At a technical level, ‘Blockchain’ could be described as cryptographic technology that, by operating a distributed ledger (a ledger residing across multiple locations), allows for secure, transparent and immutable peer-to-peer transactions. Whilst coming into prominence as the underlying back-bone technology behind the popular and somewhat controversial ‘Bitcoin’ cryptocurrency, the technology itself is open source and can theoretically be applied in any industry.

What does this mean in practical terms (without too much of the tech jargon)?

To transfer an asset a present-day transaction typically requires a buyer and seller (or similar) to communicate the transaction to a trusted third party who then records the change of ownership (e.g. banks, land registries, etc). Blockchain could change the way businesses and consumers transact. In a blockchain transaction, a buyer and seller will broadcast a transaction to a broad network of participants who each maintain a separate ledger of asset ownership and verify each transaction in the chain of transactions. A ledger is held at each participant node location (i.e. computer) and the most common ledger across the network is accepted as the correct 'true' ledger. There is no single point of failure (e.g. a single corrupted ledger or ledger showing a discrepancy would simply be ignored). The main advantage of a distributed ledger is that the process establishes trust and potentially removes the need for a trusted third party to any given transaction. 

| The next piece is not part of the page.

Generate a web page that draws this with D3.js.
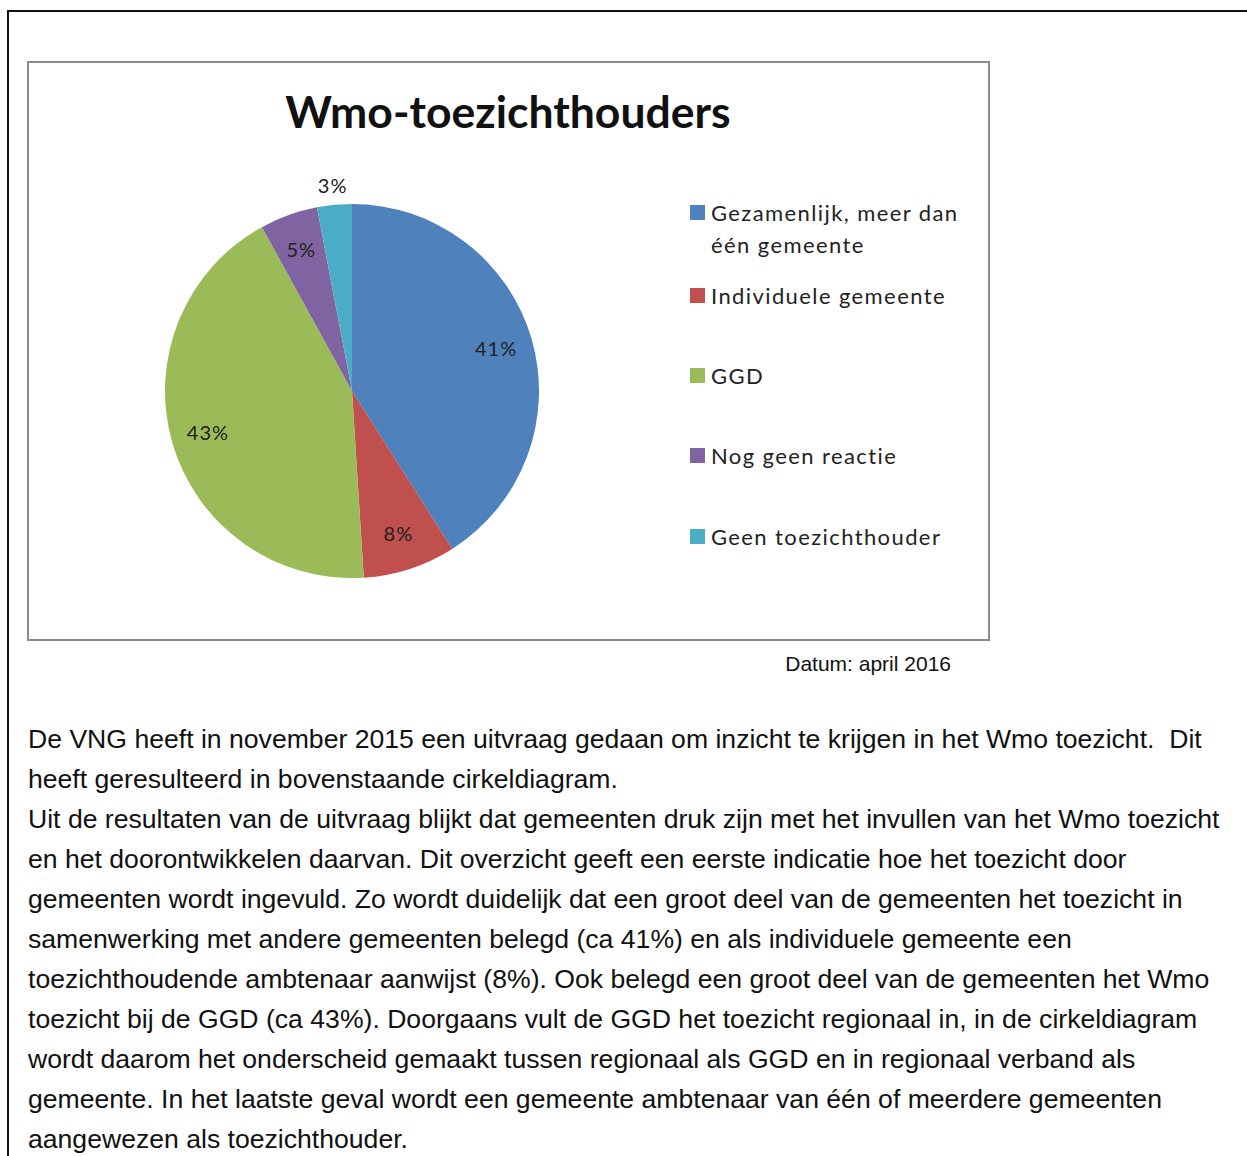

Where could we see this technology being applied?

There is potential for this technology to solve inherent transaction recording issues that currently exist within different organisations across a range of sectors. The benefit of cutting out the 'middle man' operators in any given transaction process has, not surprisingly, prompted real interest from business leaders and strategists across various sectors with think tanks set up to consider how the technology could be further developed and implemented to achieve efficiencies and cost savings. Serious money is being invested, as blockchain start-ups climb over each other to become the major disrupter of 2016.

To provide some practical examples of potential uses across different sectors:

  • Financial services – The technology could be the game-changing disrupter to the role of banks, stock exchanges and payment processors as intermediaries of transactions. These organisations are already looking to better understand, lead the way and own blockchain innovation rather than risk becoming casualties of its success. 
  • Retail - In an e-commerce setting, the technology could change the way consumers pay retailers for products and services online - think low cost instantaneous micro-payments without intermediaries? In a bricks-and-mortar setting, the main attraction is cutting out intermediaries that currently take a slice of the action in B2C purchases. 
  • Government – Transforming land title registries? A method of maintaining incorruptible and de-centralised voting records? 
  • Health - A secure method for patients to own, access and transfer health records, which cannot be altered retrospectively? 
  • All sectors – Self-executing ‘smart contracts’ (a computer protocol that facilitates the enforcement of a contract) - Perhaps not the death knell for lawyers (hopefully!), but this will no doubt introduce new skillsets and challenge the present-day legal frameworks.